Every successful person in life has had someone who helped make them that way. Coaches, teachers or mentors who have helped shape their lives and guide them to being the people who make the hard choices and do what is required to be successful. These are the people who inspire, motivate and educate us as we develop and help make us who we are. Like anyone who has ever achieved anything worthwhile, I credit several of these people for making me who I am today. I have great parents, was taught by some fantastic people and have worked for some really inspiring bosses, but I credit one man more than any other as my greatest mentor; Dale Carnegie.
It’s understandable that you would doubt that someone who died more than thirty years before I was born could be my mentor, but it’s important to keep in mind that one doesn’t have to be alive for their impact to be felt. We are after all more than 2000 years since the death of Christ and we’re still learning his teachings. Dale Carnegie might not have ever been with me in person, but his words and life story have shifted and formed my worldview to the point where he has been my biggest influence. From his classic work, How To Win Friends And Influence People, to his lesser known works The Quick And Easy Way To Effective Public Speaking and Lincoln The Unknown, his success has left the clues that I’ve followed. Here are three of my favorites:
There’s Only One Way Under High Heaven To Get Anyone To Do Anything – Make Them Want To Do It
Its the overriding theme of How To Win Friends And Influence People and it’s entirely true. If we want anyone to do anything, we have to make them want to do it and the best way, without question, is to make them feel important. When we make others feel important, they’ll bend over backward to live up to the feeling we’ve given them. It’s the secret to getting the best out of anyone.
There Are Three E’s To Effective Public Speaking: Earn The Right, Enthusiastic and Eager to Share
Most people fear public speaking. They fear it because they’re afraid they ‘ll look foolish in front of their peers. It’s typically what happens when we speak about something we’re unfamiliar with. I give speeches, talks, and workshops for a living and I get scared just like everyone else. This is why the Three E’s are so critical. To earn the right, I have to prepare. I have to know my audience, my material and myself. To be enthusiastic, I have to demonstrate the kind of passion that keeps me from being boring. To be eager to share, I have to present my ideas with the urgency that inspires others to act. The Three E’s are the ticket to being successful in front of the room.

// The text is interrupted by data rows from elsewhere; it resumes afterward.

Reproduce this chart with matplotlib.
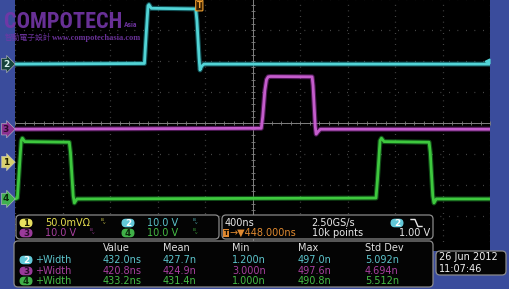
import matplotlib
matplotlib.use('Agg')
import matplotlib.pyplot as plt
from matplotlib.patches import FancyBboxPatch, Rectangle
from matplotlib.transforms import blended_transform_factory
from matplotlib import font_manager
import numpy as np

# ---------------- data ----------------
time_per_div_ns = 400.0
horiz_delay_ns = 448.0
n_hdiv = 10
n_vdiv = 8

ch_names = ['1', '2', '3', '4']
volts_per_div = [0.05, 10.0, 10.0, 10.0]
ch_offset_div = [-1.26, 1.90, -0.20, -2.45]
trigger_level_v = 1.00

ch2_t = [-1552, -462, -450, -432, -424, -404, -30, -20, -2, 6, 22, 40, 2448]
ch2_v = [0.0, 0.2, 8.0, 18.8, 19.2, 18.0, 17.8, 14.0, 2.0, -1.9, -0.6, 0.0, 0.0]

ch3_t = [-1552, 522, 534, 552, 566, 580, 600, 950, 958, 976, 984, 1000, 1020, 2448]
ch3_v = [0.0, 0.3, 4.0, 12.5, 16.0, 16.9, 17.0, 16.9, 14.0, 1.0, -1.6, -0.8, 0.0, 0.0]

ch4_t = [-1552, -1532, -1522, -1500, -1490, -1470, -1095, -1085, -1062, -1052, -1030,
         1488, 1500, 1522, 1534, 1556, 1935, 1945, 1966, 1976, 1996, 2448]
ch4_v = [0.0, 0.3, 6.0, 18.8, 19.6, 18.5, 18.3, 15.0, 1.0, -1.3, 0.0,
         0.3, 6.0, 18.8, 19.6, 18.5, 18.3, 15.0, 1.0, -1.3, 0.0, 0.0]

ch_scale_text = ['50.0mV\u03a9', '10.0 V', '10.0 V', '10.0 V']
timebase_text = '400ns'
sample_rate_text = '2.50GS/s'
record_text = '10k points'
delay_text = '\u2192\u25bc448.000ns'
trig_level_text = '1.00 V'

meas_header = ['Value', 'Mean', 'Min', 'Max', 'Std Dev']
meas_channels = ['2', '3', '4']
meas_name = ['+Width', '+Width', '+Width']
meas_value = ['432.0ns', '420.8ns', '433.2ns']
meas_mean = ['427.7n', '424.9n', '431.4n']
meas_min = ['1.200n', '3.000n', '1.000n']
meas_max = ['497.0n', '497.6n', '490.8n']
meas_std = ['5.092n', '4.694n', '5.512n']

date_text = '26 Jun 2012'
clock_text = '11:07:46'

# ---------------- style ----------------
plt.rcParams['font.family'] = ['DejaVu Sans']
BLUE = '#3a4c9c'
col_core = {'1': '#e6dc50', '2': '#52d4d6', '3': '#c45ccc', '4': '#3ec83e'}
col_halo = {'1': '#a09a30', '2': '#1f8f98', '3': '#8a2c96', '4': '#1f8a2a'}
col_text = {'1': '#e8e050', '2': '#5cc4cc', '3': '#a8409f', '4': '#44bc44'}
badge_fc = {'1': '#e8e060', '2': '#62c8d8', '3': '#9a3a9a', '4': '#40b048'}
badge_tc = {'1': '#202000', '2': '#ffffff', '3': '#2a0a2a', '4': '#0a2a0a'}

W, H = 509, 289
fig = plt.figure(figsize=(W / 100, H / 100), dpi=100)
fig.patch.set_facecolor(BLUE)

# graticule axes (pixel box x 15..490, y -1..247)
gx0, gx1, gy0, gy1 = 15, 490, -1, 247
ax = fig.add_axes([gx0 / W, (H - gy1) / H, (gx1 - gx0) / W, (gy1 - gy0) / H])
ax.set_facecolor('black')
t_left = horiz_delay_ns - n_hdiv / 2 * time_per_div_ns
t_right = horiz_delay_ns + n_hdiv / 2 * time_per_div_ns
ax.set_xlim(t_left, t_right)
ax.set_ylim(-n_vdiv / 2, n_vdiv / 2)
ax.set_xticks([])
ax.set_yticks([])
for s in ax.spines.values():
    s.set_visible(False)

grid_c = '#5c5c5c'
for k in range(-5, 6):
    ax.axvline(horiz_delay_ns + k * time_per_div_ns, color=grid_c, lw=0.9,
               ls=(0, (0.6, 3.9)), zorder=1)
for j in range(-4, 5):
    ax.axhline(j, color=grid_c, lw=0.9, ls=(0, (0.6, 6.2)), zorder=1)
ax.axhline(0, color='#808080', lw=0.7, zorder=1)
ax.axvline(horiz_delay_ns, color='#808080', lw=0.7, zorder=1)
ax.plot(horiz_delay_ns + np.arange(-25, 26) * time_per_div_ns / 5,
        np.zeros(51), ls='none', marker='|', ms=3.5, mew=0.6, color='#808080', zorder=1)
ax.plot(np.full(41, horiz_delay_ns), np.arange(-20, 21) * 0.2,
        ls='none', marker='_', ms=3.5, mew=0.6, color='#808080', zorder=1)

traces = {'2': (ch2_t, ch2_v), '3': (ch3_t, ch3_v), '4': (ch4_t, ch4_v)}
for name, (tt, vv) in traces.items():
    i = ch_names.index(name)
    y = ch_offset_div[i] + np.array(vv) / volts_per_div[i]
    ax.plot(tt, y, color=col_halo[name], lw=3.6, alpha=0.55, solid_joinstyle='round', zorder=3)
    ax.plot(tt, y, color=col_core[name], lw=2.0, solid_joinstyle='round', zorder=4)

# channel ground markers on left
btr = blended_transform_factory(ax.transAxes, ax.transData)
mark_fc = {'1': '#d8d070', '2': '#17443c', '3': '#8a3090', '4': '#40b050'}
mark_tc = {'1': '#202000', '2': '#d8f4f0', '3': '#2a0a2a', '4': '#0a2a0a'}
for i, name in enumerate(ch_names):
    ax.text(-0.019, ch_offset_div[i], name, transform=btr, ha='center', va='center',
            fontsize=6.5, fontweight='bold', color=mark_tc[name], clip_on=False, zorder=6,
            bbox=dict(boxstyle='rarrow,pad=0.14', fc=mark_fc[name], ec='#c0c0c0', lw=0.4))

# trigger position marker at top
ttr = blended_transform_factory(ax.transData, ax.transAxes)
ax.text(0.0, 0.992, 'T', transform=ttr, ha='center', va='top', fontsize=5.5,
        fontweight='bold', color='#f0a030', clip_on=False, zorder=6,
        bbox=dict(boxstyle='round,pad=0.12', fc='#3a2000', ec='#f0a030', lw=0.8))
# trigger level marker (ch2) at right
i2 = ch_names.index('2')
ax.plot([t_right - 0.06 * time_per_div_ns],
        [ch_offset_div[i2] + trigger_level_v / volts_per_div[i2]],
        marker='<', ms=3.5, color=col_core['2'], ls='none', clip_on=False, zorder=6)

# ---------------- overlay (pixel coordinates) ----------------
ov = fig.add_axes([0, 0, 1, 1], zorder=5)
ov.set_xlim(0, W)
ov.set_ylim(H, 0)
ov.patch.set_alpha(0)
ov.axis('off')

ov.add_patch(Rectangle((gx0, 246), gx1 - gx0, 5, fc='black', ec='none'))

def box(x0, y0, x1, y1):
    ov.add_patch(FancyBboxPatch((x0, y0), x1 - x0, y1 - y0,
                                boxstyle='round,pad=0,rounding_size=4',
                                fc='#040404', ec='#8a8a8a', lw=0.9))

def badge(cx, cy, name):
    ov.add_patch(FancyBboxPatch((cx - 6.5, cy - 4.3), 13, 8.6,
                                boxstyle='round,pad=0,rounding_size=4.3',
                                fc=badge_fc[name], ec='none'))
    ov.text(cx, cy + 0.3, name, ha='center', va='center', fontsize=6.3,
            fontweight='bold', color=badge_tc[name])

FS = 7.0
box(16, 215, 219, 239)
box(222, 215, 433, 239)
box(14, 241, 433, 287)
box(436, 251, 506, 275)

# channel readouts
rows = {'1': (26, 223), '2': (128, 223), '3': (26, 233), '4': (128, 233)}
bw_x = {'1': 101, '2': 193, '3': 90, '4': 193}
for i, name in enumerate(ch_names):
    cx, cy = rows[name]
    badge(cx, cy, name)
    ov.text(cx + 19, cy, ch_scale_text[i], ha='left', va='center', fontsize=FS,
            color=col_text[name])
    ov.text(bw_x[name], cy - 0.5, '\u1d2e\u1d65', ha='left', va='center', fontsize=5,
            color=col_text[name], alpha=0.8)

# timebase readouts
ov.text(225, 223, timebase_text, ha='left', va='center', fontsize=FS, color='#e8e8e8')
ov.text(311, 223, sample_rate_text, ha='left', va='center', fontsize=FS, color='#e8e8e8')
badge(397, 223, '2')
ov.plot([411, 415, 418, 422], [219.5, 219.5, 226.5, 226.5], color='#e8e8e8', lw=1.0)
ov.text(226, 233, 'T', ha='center', va='center', fontsize=5, fontweight='bold',
        color='#1a1000', bbox=dict(boxstyle='square,pad=0.12', fc='#e08830', ec='none'))
ov.text(230, 233, delay_text, ha='left', va='center', fontsize=FS, color='#e08a30')
ov.text(312, 233, record_text, ha='left', va='center', fontsize=FS, color='#e8e8e8')
ov.text(430, 233, trig_level_text, ha='right', va='center', fontsize=FS, color='#e8e8e8')

# measurement table
col_x = [103, 163, 232, 298, 365]
for x, h in zip(col_x, meas_header):
    ov.text(x, 248, h, ha='left', va='center', fontsize=FS, color='#e0e0e0')
row_y = [260, 271, 281]
for r, name in enumerate(meas_channels):
    y = row_y[r]
    badge(26, y, name)
    vals = [meas_value[r], meas_mean[r], meas_min[r], meas_max[r], meas_std[r]]
    ov.text(35, y, meas_name[r], ha='left', va='center', fontsize=FS, color=col_text[name])
    for x, v in zip(col_x, vals):
        ov.text(x, y, v, ha='left', va='center', fontsize=FS, color=col_text[name])

# date / time
ov.text(439, 257.5, date_text, ha='left', va='center', fontsize=FS, color='#f0f0f0')
ov.text(439, 268.5, clock_text, ha='left', va='center', fontsize=FS, color='#f0f0f0')

# watermark
names = {f.name for f in font_manager.fontManager.ttflist}
narrow = None
for cand, fsz in [('Roboto Condensed', 16), ('Liberation Sans Narrow', 16),
                  ('DejaVu Sans Condensed', 13)]:
    if cand in names:
        narrow, wm_fs = cand, fsz
        break
if narrow is None:
    narrow, wm_fs = 'DejaVu Sans', 11.0
wm = '#7436a8'
ov.text(4, 28, 'COMPOTECH', ha='left', va='baseline', fontsize=wm_fs,
        fontweight='bold', family=[narrow], color=wm, alpha=0.9)
ov.text(124, 27, 'Asia', ha='left', va='baseline', fontsize=5.5, fontweight='bold',
        family=[narrow], color=wm, alpha=0.9)
ov.text(5, 37.5, '\u667a\u52d5\u96fb\u5b50\u8a2d\u8a08', ha='left', va='center', fontsize=5.6,
        family=['Noto Sans CJK TC', 'DejaVu Sans'], color=wm, alpha=0.9)
ov.text(52, 37.5, 'www.compotechasia.com', ha='left', va='center', fontsize=6,
        fontweight='bold', family=['Liberation Serif', 'DejaVu Serif'], color=wm, alpha=0.9)

fig.savefig('out.png', dpi=100, facecolor=fig.get_facecolor())
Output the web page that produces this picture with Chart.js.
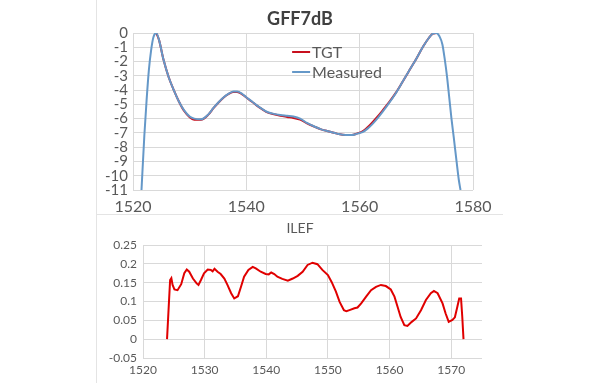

Anyone Can Criticize and Most Fools Do
This is a Benjamin Franklin quote made famous by Carnegie has saved every relationship I’ve ever had. I have pretty high standards and it’s really easy for others to let me down. It’s one thing for me to be critical of myself but something different entirely when dealing with others. I believe in being constructive and I believe in giving the feedback that others need to learn and grow, but I avoid criticizing others as much as I possibly can because people don’t believe it anyway and it’s the best way in the world to lose friends and alienate people.
Dale Carnegie, raised on a farm in Missouri, chased his dream all the way to New York where he failed to make it as a stage actor but found fulfillment as a speaker and trainer inspiring millions through time with his message. It’s this biography that I related to first as an Ohio farm kid who has chased greatness across the country, I’m doing my best to find it as a speaker, trainer, and coach. I’ve had a lot of great teachers along the way, but none greater than Dale Carnegie. His message has helped millions improve their work, save their relationships and get past their fear of public speaking. He may have passed decades before I was born, but he has certainly influenced me.